**Rows from a dataset of charts and code**:
------------------------------
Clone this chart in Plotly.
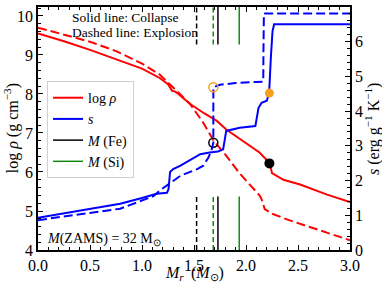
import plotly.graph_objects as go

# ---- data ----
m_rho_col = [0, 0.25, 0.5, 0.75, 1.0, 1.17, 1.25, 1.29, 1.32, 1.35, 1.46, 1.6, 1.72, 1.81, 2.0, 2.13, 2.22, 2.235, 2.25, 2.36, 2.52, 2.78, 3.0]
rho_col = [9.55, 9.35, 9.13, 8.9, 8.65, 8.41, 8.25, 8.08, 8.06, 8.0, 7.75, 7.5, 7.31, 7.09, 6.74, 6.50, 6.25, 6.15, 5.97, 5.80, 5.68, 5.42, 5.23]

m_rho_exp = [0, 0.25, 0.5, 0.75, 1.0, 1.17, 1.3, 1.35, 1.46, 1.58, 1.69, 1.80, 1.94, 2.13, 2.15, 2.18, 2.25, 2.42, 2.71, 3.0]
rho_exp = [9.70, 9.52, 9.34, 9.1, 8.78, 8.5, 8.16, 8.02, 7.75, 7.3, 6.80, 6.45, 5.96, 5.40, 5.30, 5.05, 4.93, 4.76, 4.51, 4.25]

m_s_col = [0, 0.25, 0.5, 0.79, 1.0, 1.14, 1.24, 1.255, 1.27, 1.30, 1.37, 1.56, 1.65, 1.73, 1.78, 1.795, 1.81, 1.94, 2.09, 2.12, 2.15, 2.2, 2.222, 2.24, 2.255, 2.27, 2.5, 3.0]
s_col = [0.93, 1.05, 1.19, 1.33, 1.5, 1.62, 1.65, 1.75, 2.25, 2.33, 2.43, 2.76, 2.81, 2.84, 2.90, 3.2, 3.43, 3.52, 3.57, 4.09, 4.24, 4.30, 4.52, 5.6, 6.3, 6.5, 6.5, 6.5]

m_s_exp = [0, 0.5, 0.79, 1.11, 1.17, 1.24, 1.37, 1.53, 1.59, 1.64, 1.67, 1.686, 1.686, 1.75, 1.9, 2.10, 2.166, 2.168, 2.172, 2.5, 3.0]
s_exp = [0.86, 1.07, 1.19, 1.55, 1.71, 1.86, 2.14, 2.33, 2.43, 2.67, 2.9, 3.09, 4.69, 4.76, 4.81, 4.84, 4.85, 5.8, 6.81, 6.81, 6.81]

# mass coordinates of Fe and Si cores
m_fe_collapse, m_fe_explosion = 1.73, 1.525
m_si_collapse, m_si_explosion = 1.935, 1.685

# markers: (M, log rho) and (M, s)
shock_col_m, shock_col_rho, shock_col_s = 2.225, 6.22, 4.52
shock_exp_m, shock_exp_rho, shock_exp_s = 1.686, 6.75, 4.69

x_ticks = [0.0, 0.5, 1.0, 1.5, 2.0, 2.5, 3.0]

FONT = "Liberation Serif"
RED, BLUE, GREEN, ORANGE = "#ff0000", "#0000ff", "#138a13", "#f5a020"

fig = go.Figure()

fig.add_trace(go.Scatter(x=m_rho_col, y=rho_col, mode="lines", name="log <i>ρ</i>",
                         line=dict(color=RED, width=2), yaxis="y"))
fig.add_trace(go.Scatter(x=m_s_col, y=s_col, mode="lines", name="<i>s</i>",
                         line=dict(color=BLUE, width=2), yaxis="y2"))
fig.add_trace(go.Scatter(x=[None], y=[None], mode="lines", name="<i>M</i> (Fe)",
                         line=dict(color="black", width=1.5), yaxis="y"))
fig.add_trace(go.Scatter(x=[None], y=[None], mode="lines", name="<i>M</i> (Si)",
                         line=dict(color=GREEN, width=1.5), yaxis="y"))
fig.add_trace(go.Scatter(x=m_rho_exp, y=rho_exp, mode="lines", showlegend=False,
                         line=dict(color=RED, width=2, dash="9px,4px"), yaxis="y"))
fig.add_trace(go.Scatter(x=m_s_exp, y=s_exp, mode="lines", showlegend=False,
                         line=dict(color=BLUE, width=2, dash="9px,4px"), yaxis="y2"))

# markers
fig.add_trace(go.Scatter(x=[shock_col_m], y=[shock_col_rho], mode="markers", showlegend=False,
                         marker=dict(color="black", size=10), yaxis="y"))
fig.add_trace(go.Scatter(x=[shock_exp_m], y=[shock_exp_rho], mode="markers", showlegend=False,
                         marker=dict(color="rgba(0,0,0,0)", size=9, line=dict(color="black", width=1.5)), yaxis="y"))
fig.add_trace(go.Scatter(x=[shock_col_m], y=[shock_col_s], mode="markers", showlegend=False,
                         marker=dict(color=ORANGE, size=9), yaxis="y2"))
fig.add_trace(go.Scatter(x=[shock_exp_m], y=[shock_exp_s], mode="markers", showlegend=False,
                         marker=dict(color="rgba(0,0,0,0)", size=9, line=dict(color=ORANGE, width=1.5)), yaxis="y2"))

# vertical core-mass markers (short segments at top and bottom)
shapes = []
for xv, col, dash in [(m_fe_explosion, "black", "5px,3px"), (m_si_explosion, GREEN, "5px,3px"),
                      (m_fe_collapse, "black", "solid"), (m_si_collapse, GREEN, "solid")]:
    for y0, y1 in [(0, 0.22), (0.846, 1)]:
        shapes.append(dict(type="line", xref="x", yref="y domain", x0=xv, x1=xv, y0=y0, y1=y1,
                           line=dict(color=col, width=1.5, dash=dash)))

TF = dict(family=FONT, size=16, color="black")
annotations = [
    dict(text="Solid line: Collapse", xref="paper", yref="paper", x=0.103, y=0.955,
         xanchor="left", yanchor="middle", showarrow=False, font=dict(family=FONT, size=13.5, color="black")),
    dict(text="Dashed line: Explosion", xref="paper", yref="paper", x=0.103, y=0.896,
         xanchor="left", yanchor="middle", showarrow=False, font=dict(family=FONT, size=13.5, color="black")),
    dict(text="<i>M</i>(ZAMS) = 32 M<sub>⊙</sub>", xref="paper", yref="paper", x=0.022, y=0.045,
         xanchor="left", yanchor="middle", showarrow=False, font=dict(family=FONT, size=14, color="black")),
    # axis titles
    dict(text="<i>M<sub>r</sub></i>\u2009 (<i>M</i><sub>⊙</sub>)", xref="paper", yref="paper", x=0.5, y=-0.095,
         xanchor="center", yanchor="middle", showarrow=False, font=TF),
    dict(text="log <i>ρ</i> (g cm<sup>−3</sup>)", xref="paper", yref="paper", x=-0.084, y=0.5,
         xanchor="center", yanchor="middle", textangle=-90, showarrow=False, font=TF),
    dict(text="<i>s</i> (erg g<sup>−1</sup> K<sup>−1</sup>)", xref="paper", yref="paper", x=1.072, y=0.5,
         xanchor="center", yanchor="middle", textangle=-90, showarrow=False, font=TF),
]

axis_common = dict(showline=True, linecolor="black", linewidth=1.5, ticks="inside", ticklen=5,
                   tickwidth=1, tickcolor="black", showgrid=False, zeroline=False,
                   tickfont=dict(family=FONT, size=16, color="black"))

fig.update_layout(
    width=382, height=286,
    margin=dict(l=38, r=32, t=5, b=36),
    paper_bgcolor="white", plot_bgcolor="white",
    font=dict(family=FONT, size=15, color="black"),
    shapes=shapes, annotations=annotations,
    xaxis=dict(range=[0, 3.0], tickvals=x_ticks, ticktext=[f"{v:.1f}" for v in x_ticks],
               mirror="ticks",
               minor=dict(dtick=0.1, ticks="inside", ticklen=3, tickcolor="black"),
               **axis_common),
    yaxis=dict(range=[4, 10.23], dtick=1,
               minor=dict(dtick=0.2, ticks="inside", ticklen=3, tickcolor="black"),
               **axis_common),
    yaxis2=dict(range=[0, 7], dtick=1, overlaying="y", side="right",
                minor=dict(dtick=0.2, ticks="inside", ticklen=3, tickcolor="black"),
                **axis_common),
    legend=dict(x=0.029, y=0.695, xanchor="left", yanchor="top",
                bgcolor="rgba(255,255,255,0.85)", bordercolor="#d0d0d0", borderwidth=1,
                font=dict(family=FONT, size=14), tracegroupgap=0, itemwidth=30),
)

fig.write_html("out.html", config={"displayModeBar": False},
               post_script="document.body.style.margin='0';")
------------------------------
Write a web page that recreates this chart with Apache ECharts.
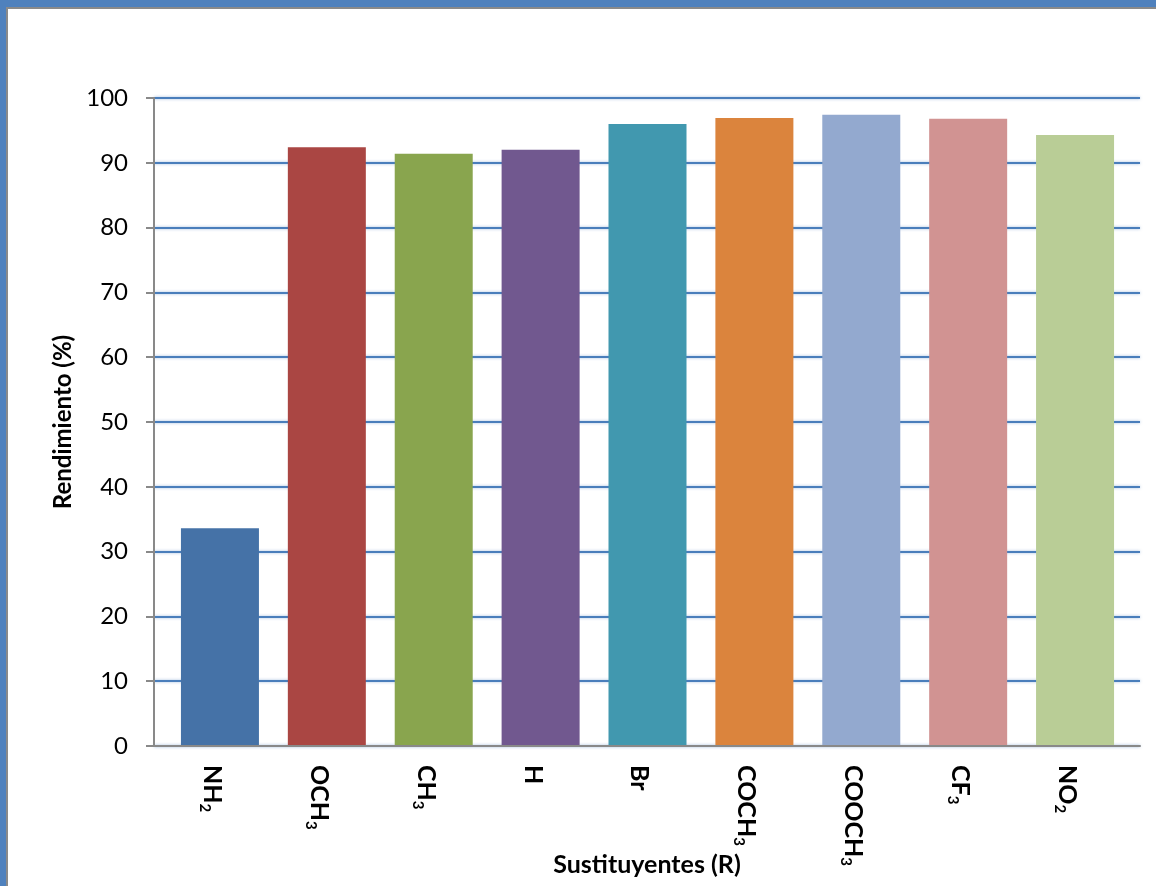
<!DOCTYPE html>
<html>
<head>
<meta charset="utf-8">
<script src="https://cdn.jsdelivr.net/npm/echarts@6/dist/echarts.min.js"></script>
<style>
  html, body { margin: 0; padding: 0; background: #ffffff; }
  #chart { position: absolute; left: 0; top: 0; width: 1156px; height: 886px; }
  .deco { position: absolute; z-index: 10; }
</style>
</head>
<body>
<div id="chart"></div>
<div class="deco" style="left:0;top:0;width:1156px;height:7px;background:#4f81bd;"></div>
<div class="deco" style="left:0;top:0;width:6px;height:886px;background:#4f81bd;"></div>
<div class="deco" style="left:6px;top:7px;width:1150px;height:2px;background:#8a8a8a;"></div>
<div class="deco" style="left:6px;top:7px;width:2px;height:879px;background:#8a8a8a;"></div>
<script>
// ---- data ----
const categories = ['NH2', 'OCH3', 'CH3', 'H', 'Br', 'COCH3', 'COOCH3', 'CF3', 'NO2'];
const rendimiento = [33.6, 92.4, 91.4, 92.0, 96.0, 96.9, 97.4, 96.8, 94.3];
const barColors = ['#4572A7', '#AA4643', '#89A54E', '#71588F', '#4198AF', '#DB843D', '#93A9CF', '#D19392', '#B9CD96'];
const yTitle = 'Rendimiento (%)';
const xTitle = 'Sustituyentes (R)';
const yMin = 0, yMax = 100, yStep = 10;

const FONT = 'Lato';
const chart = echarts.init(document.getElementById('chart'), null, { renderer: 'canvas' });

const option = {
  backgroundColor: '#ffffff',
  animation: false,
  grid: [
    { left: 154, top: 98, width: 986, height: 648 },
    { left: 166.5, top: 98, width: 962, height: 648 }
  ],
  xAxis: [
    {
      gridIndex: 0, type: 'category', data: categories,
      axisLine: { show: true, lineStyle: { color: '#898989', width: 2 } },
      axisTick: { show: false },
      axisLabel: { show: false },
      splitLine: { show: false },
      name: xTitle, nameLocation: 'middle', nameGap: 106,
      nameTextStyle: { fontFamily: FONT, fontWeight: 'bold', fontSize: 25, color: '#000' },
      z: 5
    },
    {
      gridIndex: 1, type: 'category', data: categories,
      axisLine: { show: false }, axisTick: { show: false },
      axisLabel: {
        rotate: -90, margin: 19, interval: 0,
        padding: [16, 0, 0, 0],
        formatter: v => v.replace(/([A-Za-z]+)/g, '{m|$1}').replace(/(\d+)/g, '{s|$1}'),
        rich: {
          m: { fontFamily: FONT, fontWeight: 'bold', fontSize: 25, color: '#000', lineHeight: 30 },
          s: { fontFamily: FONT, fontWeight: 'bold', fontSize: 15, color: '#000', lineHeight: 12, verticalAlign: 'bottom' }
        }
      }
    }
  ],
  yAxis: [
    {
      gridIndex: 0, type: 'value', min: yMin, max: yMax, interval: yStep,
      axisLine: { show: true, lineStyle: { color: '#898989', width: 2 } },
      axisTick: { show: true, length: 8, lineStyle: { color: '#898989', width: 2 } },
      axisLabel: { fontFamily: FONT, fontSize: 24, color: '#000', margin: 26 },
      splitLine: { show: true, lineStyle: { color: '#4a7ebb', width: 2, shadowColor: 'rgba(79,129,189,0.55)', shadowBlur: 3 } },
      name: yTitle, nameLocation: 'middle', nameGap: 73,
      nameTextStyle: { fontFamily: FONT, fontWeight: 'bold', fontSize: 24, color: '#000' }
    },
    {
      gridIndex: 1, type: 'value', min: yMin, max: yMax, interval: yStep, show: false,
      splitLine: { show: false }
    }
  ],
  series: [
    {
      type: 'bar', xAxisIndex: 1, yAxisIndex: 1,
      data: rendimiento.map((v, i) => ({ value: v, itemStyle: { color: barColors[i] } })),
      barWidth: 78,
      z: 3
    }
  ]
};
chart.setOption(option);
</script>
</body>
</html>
------------------------------
**What is needed**: Start at the line containing "Clone this chart in Plotly." and stop at the line containing "5.68, 5.42, 5.23]"; transcribe those lines exactly, skipping pictures.

**The solution**:
Clone this chart in Plotly.
import plotly.graph_objects as go

# ---- data ----
m_rho_col = [0, 0.25, 0.5, 0.75, 1.0, 1.17, 1.25, 1.29, 1.32, 1.35, 1.46, 1.6, 1.72, 1.81, 2.0, 2.13, 2.22, 2.235, 2.25, 2.36, 2.52, 2.78, 3.0]
rho_col = [9.55, 9.35, 9.13, 8.9, 8.65, 8.41, 8.25, 8.08, 8.06, 8.0, 7.75, 7.5, 7.31, 7.09, 6.74, 6.50, 6.25, 6.15, 5.97, 5.80, 5.68, 5.42, 5.23]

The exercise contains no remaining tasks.